For more practice, use Concise Mathematics Selina Class 10 equation of a straight line solutions, Concise Mathematics Selina Class 10 trigonometrical identities solutions, Concise Mathematics Selina Class 10 mixed practice solutions, and ICSE Board Class 10 study resources.
Frequently Asked Questions
How do I form a quadratic equation from a word problem in ICSE Class 10 Maths?
Choose one variable, express the other quantity in terms of it, translate the condition into an equation, and reduce it to ax^2+bx+c=0.
When should I reject a root in Chapter 6 quadratic problems?
Reject a root only when it does not fit the wording, such as a negative length, speed, age, natural number or positive part of a number.

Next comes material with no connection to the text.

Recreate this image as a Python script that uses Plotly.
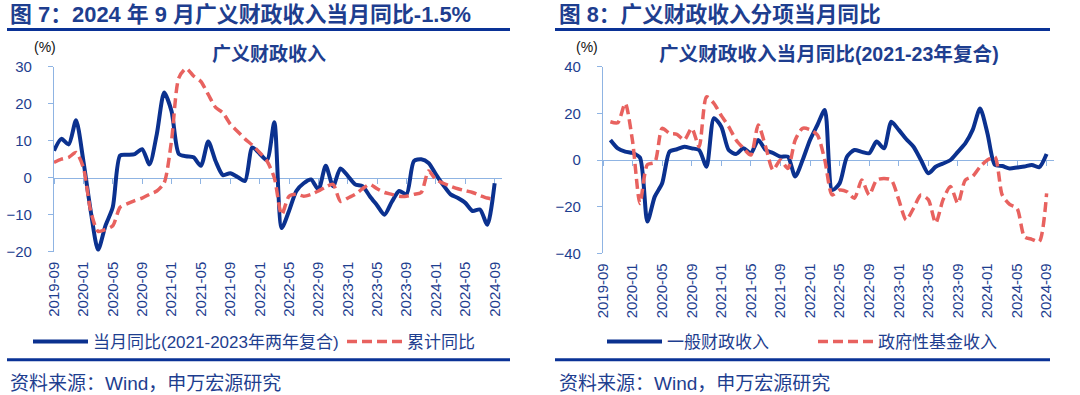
import plotly.graph_objects as go
import pandas as pd

# ---------------- data ----------------
months = [p.strftime("%Y-%m") for p in pd.period_range("2019-09", "2024-09", freq="M")]
tick_labels = ["2019-09", "2020-01", "2020-05", "2020-09", "2021-01", "2021-05",
               "2021-09", "2022-01", "2022-05", "2022-09", "2023-01", "2023-05",
               "2023-09", "2024-01", "2024-05", "2024-09"]

# Fig 7: broad fiscal revenue (2019-09 .. 2024-09)
broad_monthly_yoy = [7.3, 10.5, 9.0, 15.5, 4.5, -9.0, -19.5, -13.0, -8.0, 6.0,
                     6.2, 6.4, 7.7, 3.6, 11.8, 23.0, 18.0, 6.4, 5.8, 5.5,
                     3.2, 9.8, 4.5, 0.7, 1.2, 0.2, -0.9, 8.2, 6.5, 4.7,
                     15.0, -13.6, -9.0, -3.6, -1.5, -0.5, -3.2, 3.2, -2.3, 2.5,
                     0.5, -1.8, -2.3, -5.0, -7.5, -10.0, -6.5, -3.6, -4.5, 4.5,
                     5.0, 4.0, 0.9, -2.0, -4.5, -5.5, -6.8, -9.0, -8.6, -12.7, -1.5]
broad_cumulative_yoy = [4.1, 5.0, 5.5, 6.8, 2.7, -9.0, -14.5, -14.0, -13.0, -8.0,
                        -7.0, -6.2, -5.5, -4.5, -3.6, -1.4, 10.0, 27.0, 29.5, 27.5,
                        26.0, 22.5, 19.0, 17.5, 14.5, 12.5, 10.5, 8.8, 6.8, 4.5,
                        0.0, -10.0, -5.0, -4.5, -5.0, -4.5, -3.6, -2.5, -1.8, -6.4,
                        -5.5, -4.5, -3.0, -1.8, -3.0, -4.0, -4.5, -5.0, -5.0, -4.5,
                        -4.0, 1.8, -0.5, -1.5, -2.3, -3.0, -3.5, -4.0, -4.8, -5.5, -5.9]

# Fig 8: components (2019-10 .. 2024-09)
months_r = months[1:]
general_budget_yoy = [8.6, 5.0, 3.6, 3.0, 1.0, -26.4, -15.7, -10.0, 3.6, 4.6,
                      5.7, 5.0, 4.3, -2.9, 17.9, 14.3, 4.3, 2.6, 5.0, 2.9,
                      8.6, 4.3, 3.0, 1.4, 1.4, -7.1, 0.0, 8.6, 15.0, 21.4,
                      -12.9, -10.0, 1.4, 4.3, 3.5, 2.9, 7.9, 5.0, 16.4, 12.9,
                      9.0, 5.7, 0.0, -5.7, -2.9, -1.5, 0.0, 3.5, 7.1, 12.9,
                      22.1, 11.4, -2.1, -2.6, -3.6, -3.2, -2.8, -2.1, -3.1, 2.6]
gov_fund_yoy = [16.4, 16.0, 24.3, 8.0, -18.6, -2.0, -1.0, 13.6, 11.4, 11.0,
                8.6, 13.6, 5.7, 27.1, 24.3, 19.0, 14.3, 8.6, 5.0, 2.1,
                15.0, 5.7, -4.3, 0.0, -3.6, 8.6, 13.6, 13.0, 10.7, 0.0,
                -15.0, -12.9, -13.6, -16.4, -8.6, -15.0, -8.6, -7.9, -8.6, -17.0,
                -25.7, -20.7, -15.0, -17.0, -27.0, -17.0, -11.4, -18.6, -8.6, -7.0,
                -2.9, 0.0, 1.4, -15.0, -19.0, -20.7, -32.9, -34.0, -35.0, -14.3]

# ---------------- style ----------------
FW, FH = 1080, 395
FONT = "Liberation Sans, Arial, Noto Sans CJK SC, sans-serif"
TXT = "#1E3E8F"
RULE = "#0A3296"
BLUE = "#0B318F"
RED = "#E8625F"
AX = "#8FB4E3"


def px(x):
    return x / FW


def py(y):
    return 1 - y / FH


L_DOM = [px(54), px(502)]
R_DOM = [px(603), px(1054)]
L_Y = [py(251.7), py(66.7)]
R_Y = [py(253.3), py(66.7)]
L_ZERO = L_Y[0] + (0 - (-20)) / 50 * (L_Y[1] - L_Y[0])
R_ZERO = R_Y[0] + 0.5 * (R_Y[1] - R_Y[0])

fig = go.Figure()
fig.add_trace(go.Scatter(x=months, y=broad_monthly_yoy, name="当月同比(2021-2023年两年复合)",
                         mode="lines", line=dict(color=BLUE, width=4, shape="spline", smoothing=0.7),
                         xaxis="x", yaxis="y", legend="legend", hoverinfo="skip"))
fig.add_trace(go.Scatter(x=months, y=broad_cumulative_yoy, name="累计同比",
                         mode="lines", line=dict(color=RED, width=3.5, dash="10px,5px", shape="spline", smoothing=0.7),
                         xaxis="x3", yaxis="y", legend="legend", hoverinfo="skip"))
fig.add_trace(go.Scatter(x=months_r, y=general_budget_yoy, name="一般财政收入",
                         mode="lines", line=dict(color=BLUE, width=4, shape="spline", smoothing=0.7),
                         xaxis="x2", yaxis="y2", legend="legend2", hoverinfo="skip"))
fig.add_trace(go.Scatter(x=months_r, y=gov_fund_yoy, name="政府性基金收入",
                         mode="lines", line=dict(color=RED, width=3.5, dash="10px,5px", shape="spline", smoothing=0.7),
                         xaxis="x4", yaxis="y2", legend="legend2", hoverinfo="skip"))

xcommon = dict(type="category", categoryorder="array", categoryarray=months, range=[0, 61],
               tickmode="array", tickvals=tick_labels, showgrid=False, zeroline=False, automargin=False)
label_axis = dict(xcommon, ticks="", showline=False, tickangle=-90,
                  tickfont=dict(size=15, color=TXT), ticklabelstandoff=6)
zero_axis = dict(xcommon, anchor="free", showline=True, linecolor=AX, linewidth=1.3,
                 ticks="outside", ticklen=5, tickcolor=AX, showticklabels=False, layer="below traces")
ycommon = dict(showline=True, linecolor=AX, linewidth=1.3, ticks="outside", ticklen=5, tickcolor=AX,
               showgrid=False, zeroline=False, tickfont=dict(size=15, color=TXT), ticklabelstandoff=13,
               layer="below traces", automargin=False)

fig.update_layout(
    width=FW, height=FH, margin=dict(l=0, r=0, t=0, b=0, autoexpand=False),
    paper_bgcolor="white", plot_bgcolor="rgba(0,0,0,0)",
    font=dict(family=FONT, color=TXT),
    xaxis=dict(label_axis, domain=L_DOM, anchor="y"),
    xaxis3=dict(zero_axis, overlaying="x", position=L_ZERO),
    yaxis=dict(ycommon, domain=L_Y, anchor="x", range=[-20, 30], tick0=0, dtick=10),
    xaxis2=dict(label_axis, domain=R_DOM, anchor="y2"),
    xaxis4=dict(zero_axis, overlaying="x2", position=R_ZERO),
    yaxis2=dict(ycommon, domain=R_Y, anchor="x2", range=[-40, 40], tick0=0, dtick=20),
    legend=dict(orientation="h", x=px(28), y=py(342), xanchor="left", yanchor="middle",
                font=dict(size=17, color=TXT), bgcolor="rgba(0,0,0,0)", itemwidth=55,
                entrywidthmode="pixels", entrywidth=244),
    legend2=dict(orientation="h", x=px(602), y=py(342), xanchor="left", yanchor="middle",
                 font=dict(size=17, color=TXT), bgcolor="rgba(0,0,0,0)", itemwidth=55,
                 entrywidthmode="pixels", entrywidth=141),
    showlegend=True,
)

ann = [
    dict(text="图 7：2024 年 9 月广义财政收入当月同比-1.5%", x=px(8), y=py(14.5), xanchor="left",
         font=dict(size=21.9, color=TXT, weight="bold")),
    dict(text="图 8：广义财政收入分项当月同比", x=px(557), y=py(14.5), xanchor="left",
         font=dict(size=21.7, color=TXT, weight="bold")),
    dict(text="广义财政收入", x=px(269), y=py(54), xanchor="center",
         font=dict(size=19, color=TXT, weight="bold")),
    dict(text="广义财政收入当月同比(2021-23年复合)", x=px(829), y=py(54), xanchor="center",
         font=dict(size=19.6, color=TXT, weight="bold")),
    dict(text="(%)", x=px(45), y=py(47), xanchor="center", font=dict(size=14, color="#111111")),
    dict(text="(%)", x=px(587), y=py(47), xanchor="center", font=dict(size=14, color="#111111")),
    dict(text="资料来源：Wind，申万宏源研究", x=px(8), y=py(383), xanchor="left",
         font=dict(size=19, color=TXT)),
    dict(text="资料来源：Wind，申万宏源研究", x=px(557), y=py(383), xanchor="left",
         font=dict(size=19, color=TXT)),
]
for a in ann:
    a.update(xref="paper", yref="paper", yanchor="middle", showarrow=False)
fig.update_layout(annotations=ann)

shapes = []
for (x0, x1) in [(7, 510), (555, 1050)]:
    for yy in (29.5, 359.7):
        shapes.append(dict(type="line", xref="paper", yref="paper", x0=px(x0), x1=px(x1),
                           y0=py(yy), y1=py(yy), line=dict(color=RULE, width=3)))
fig.update_layout(shapes=shapes)

fig.write_html("out.html", config={"displayModeBar": False},
               post_script="document.body.style.margin='0';document.body.style.overflow='hidden';")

Is factorisation enough for Selina Class 10 Chapter 6?
Factorisation is enough when the quadratic splits neatly; otherwise use the formula x=\frac{-b\pm\sqrt{b^2-4ac}}{2a}.
What is the common error in reciprocal word problems?
Students often reverse the reciprocal difference. If the smaller number is x and the larger is x+5, then the positive difference is \frac{1}{x}-\frac{1}{x+5}.
How should I check my final answer?
Substitute the answer back into the original sentence, not only into the quadratic equation, and confirm that the units and restrictions are satisfied.